▶ **Directions for this task**: Skip the pictures, please, and write out exactly the lines from the opening of the data through the line containing "im.set_clip_path(zone)".

▶ **Source excerpt**:
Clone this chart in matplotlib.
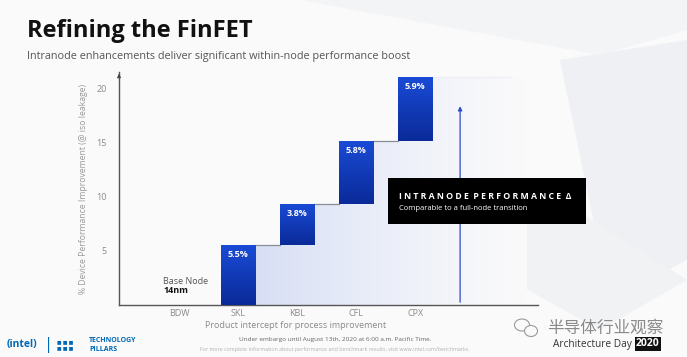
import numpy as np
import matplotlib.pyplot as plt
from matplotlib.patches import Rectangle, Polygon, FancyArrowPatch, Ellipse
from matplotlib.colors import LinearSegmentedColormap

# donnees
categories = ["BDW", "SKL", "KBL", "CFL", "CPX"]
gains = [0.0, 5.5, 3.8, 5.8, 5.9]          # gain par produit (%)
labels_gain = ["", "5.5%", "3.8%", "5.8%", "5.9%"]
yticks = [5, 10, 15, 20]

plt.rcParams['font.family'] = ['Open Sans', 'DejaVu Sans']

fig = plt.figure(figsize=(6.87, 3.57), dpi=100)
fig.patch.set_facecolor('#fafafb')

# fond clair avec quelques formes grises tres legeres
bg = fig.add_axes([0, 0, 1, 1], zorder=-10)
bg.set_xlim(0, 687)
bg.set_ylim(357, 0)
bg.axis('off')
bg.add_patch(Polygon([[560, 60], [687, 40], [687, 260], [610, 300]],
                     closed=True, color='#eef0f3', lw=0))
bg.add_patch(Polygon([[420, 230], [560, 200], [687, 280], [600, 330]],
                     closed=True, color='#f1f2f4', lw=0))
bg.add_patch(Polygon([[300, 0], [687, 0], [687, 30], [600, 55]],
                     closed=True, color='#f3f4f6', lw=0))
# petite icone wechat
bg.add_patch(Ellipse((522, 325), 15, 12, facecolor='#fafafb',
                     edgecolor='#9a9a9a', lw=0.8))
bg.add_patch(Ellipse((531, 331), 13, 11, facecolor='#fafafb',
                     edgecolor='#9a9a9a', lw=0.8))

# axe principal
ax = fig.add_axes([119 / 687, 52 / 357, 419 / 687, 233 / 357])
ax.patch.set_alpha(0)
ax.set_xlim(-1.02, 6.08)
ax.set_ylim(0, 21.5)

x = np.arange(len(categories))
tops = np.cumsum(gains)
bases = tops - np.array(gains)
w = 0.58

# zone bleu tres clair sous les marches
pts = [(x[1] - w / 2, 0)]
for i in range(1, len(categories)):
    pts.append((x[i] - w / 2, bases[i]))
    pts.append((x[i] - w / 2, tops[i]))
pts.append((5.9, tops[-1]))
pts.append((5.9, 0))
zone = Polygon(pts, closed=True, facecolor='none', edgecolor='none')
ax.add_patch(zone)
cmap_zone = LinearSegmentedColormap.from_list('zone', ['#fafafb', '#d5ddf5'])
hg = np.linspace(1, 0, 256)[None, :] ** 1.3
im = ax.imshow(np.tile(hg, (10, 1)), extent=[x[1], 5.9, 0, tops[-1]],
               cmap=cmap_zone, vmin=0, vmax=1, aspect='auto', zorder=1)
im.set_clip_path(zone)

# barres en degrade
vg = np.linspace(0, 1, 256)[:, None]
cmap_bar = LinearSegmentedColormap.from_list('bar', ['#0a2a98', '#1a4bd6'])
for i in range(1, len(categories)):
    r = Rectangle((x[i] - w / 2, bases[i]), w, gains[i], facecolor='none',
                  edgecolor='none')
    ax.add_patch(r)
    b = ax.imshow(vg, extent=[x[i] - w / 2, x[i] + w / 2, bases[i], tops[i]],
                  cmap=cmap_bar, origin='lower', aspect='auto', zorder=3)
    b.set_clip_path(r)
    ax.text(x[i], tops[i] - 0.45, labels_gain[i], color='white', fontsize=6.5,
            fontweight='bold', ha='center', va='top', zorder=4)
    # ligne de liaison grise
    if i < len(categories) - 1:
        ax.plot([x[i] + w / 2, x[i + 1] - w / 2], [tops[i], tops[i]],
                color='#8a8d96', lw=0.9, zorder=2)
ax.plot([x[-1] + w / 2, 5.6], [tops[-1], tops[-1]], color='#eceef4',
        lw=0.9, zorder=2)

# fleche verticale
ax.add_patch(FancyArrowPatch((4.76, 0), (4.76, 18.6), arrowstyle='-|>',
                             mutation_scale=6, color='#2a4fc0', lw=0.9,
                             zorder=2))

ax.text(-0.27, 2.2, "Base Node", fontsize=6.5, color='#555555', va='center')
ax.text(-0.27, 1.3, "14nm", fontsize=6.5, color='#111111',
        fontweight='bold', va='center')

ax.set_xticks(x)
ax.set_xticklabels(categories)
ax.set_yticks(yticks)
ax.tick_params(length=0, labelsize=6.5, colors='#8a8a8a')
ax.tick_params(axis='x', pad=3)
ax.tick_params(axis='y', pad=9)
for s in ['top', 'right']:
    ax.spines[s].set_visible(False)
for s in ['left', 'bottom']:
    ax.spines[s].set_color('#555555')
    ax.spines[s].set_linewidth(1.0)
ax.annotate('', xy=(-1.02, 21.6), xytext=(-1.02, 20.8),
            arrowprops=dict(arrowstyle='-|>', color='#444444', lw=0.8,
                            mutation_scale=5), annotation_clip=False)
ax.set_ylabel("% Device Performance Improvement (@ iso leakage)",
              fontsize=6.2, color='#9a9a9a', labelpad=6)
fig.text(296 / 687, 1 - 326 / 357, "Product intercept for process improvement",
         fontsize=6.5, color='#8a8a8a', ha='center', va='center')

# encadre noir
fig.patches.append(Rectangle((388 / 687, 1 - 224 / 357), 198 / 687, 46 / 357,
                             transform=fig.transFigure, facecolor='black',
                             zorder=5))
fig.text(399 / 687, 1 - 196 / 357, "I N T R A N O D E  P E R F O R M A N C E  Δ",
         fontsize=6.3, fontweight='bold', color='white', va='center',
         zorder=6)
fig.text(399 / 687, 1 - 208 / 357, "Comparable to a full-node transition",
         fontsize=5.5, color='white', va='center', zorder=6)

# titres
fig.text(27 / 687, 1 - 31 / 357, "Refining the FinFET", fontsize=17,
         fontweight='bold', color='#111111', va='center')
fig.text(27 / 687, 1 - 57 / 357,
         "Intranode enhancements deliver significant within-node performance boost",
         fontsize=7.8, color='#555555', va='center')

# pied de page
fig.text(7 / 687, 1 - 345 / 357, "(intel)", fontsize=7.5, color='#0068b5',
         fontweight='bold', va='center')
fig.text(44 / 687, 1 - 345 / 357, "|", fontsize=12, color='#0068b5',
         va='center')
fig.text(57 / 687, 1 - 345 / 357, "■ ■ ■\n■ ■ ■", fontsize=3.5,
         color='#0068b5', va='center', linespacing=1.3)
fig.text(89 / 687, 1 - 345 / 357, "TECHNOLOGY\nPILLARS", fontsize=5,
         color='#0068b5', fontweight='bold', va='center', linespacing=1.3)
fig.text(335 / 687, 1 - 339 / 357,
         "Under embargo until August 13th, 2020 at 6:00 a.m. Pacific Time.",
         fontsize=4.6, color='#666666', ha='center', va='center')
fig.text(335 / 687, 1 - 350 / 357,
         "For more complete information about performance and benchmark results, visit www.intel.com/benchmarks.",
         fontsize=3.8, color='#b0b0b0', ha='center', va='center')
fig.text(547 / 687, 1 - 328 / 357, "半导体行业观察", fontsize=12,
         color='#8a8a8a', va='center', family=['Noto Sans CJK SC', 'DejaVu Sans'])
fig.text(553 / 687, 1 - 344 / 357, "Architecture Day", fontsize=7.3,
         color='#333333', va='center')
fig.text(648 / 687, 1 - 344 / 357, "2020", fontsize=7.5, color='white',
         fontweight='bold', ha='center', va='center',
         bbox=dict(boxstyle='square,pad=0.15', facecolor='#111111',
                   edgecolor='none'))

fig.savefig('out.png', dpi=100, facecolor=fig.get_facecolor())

▶ **Exercise answer**:
Clone this chart in matplotlib.
import numpy as np
import matplotlib.pyplot as plt
from matplotlib.patches import Rectangle, Polygon, FancyArrowPatch, Ellipse
from matplotlib.colors import LinearSegmentedColormap

# donnees
categories = ["BDW", "SKL", "KBL", "CFL", "CPX"]
gains = [0.0, 5.5, 3.8, 5.8, 5.9]          # gain par produit (%)
labels_gain = ["", "5.5%", "3.8%", "5.8%", "5.9%"]
yticks = [5, 10, 15, 20]

plt.rcParams['font.family'] = ['Open Sans', 'DejaVu Sans']

fig = plt.figure(figsize=(6.87, 3.57), dpi=100)
fig.patch.set_facecolor('#fafafb')

# fond clair avec quelques formes grises tres legeres
bg = fig.add_axes([0, 0, 1, 1], zorder=-10)
bg.set_xlim(0, 687)
bg.set_ylim(357, 0)
bg.axis('off')
bg.add_patch(Polygon([[560, 60], [687, 40], [687, 260], [610, 300]],
                     closed=True, color='#eef0f3', lw=0))
bg.add_patch(Polygon([[420, 230], [560, 200], [687, 280], [600, 330]],
                     closed=True, color='#f1f2f4', lw=0))
bg.add_patch(Polygon([[300, 0], [687, 0], [687, 30], [600, 55]],
                     closed=True, color='#f3f4f6', lw=0))
# petite icone wechat
bg.add_patch(Ellipse((522, 325), 15, 12, facecolor='#fafafb',
                     edgecolor='#9a9a9a', lw=0.8))
bg.add_patch(Ellipse((531, 331), 13, 11, facecolor='#fafafb',
                     edgecolor='#9a9a9a', lw=0.8))

# axe principal
ax = fig.add_axes([119 / 687, 52 / 357, 419 / 687, 233 / 357])
ax.patch.set_alpha(0)
ax.set_xlim(-1.02, 6.08)
ax.set_ylim(0, 21.5)

x = np.arange(len(categories))
tops = np.cumsum(gains)
bases = tops - np.array(gains)
w = 0.58

# zone bleu tres clair sous les marches
pts = [(x[1] - w / 2, 0)]
for i in range(1, len(categories)):
    pts.append((x[i] - w / 2, bases[i]))
    pts.append((x[i] - w / 2, tops[i]))
pts.append((5.9, tops[-1]))
pts.append((5.9, 0))
zone = Polygon(pts, closed=True, facecolor='none', edgecolor='none')
ax.add_patch(zone)
cmap_zone = LinearSegmentedColormap.from_list('zone', ['#fafafb', '#d5ddf5'])
hg = np.linspace(1, 0, 256)[None, :] ** 1.3
im = ax.imshow(np.tile(hg, (10, 1)), extent=[x[1], 5.9, 0, tops[-1]],
               cmap=cmap_zone, vmin=0, vmax=1, aspect='auto', zorder=1)
im.set_clip_path(zone)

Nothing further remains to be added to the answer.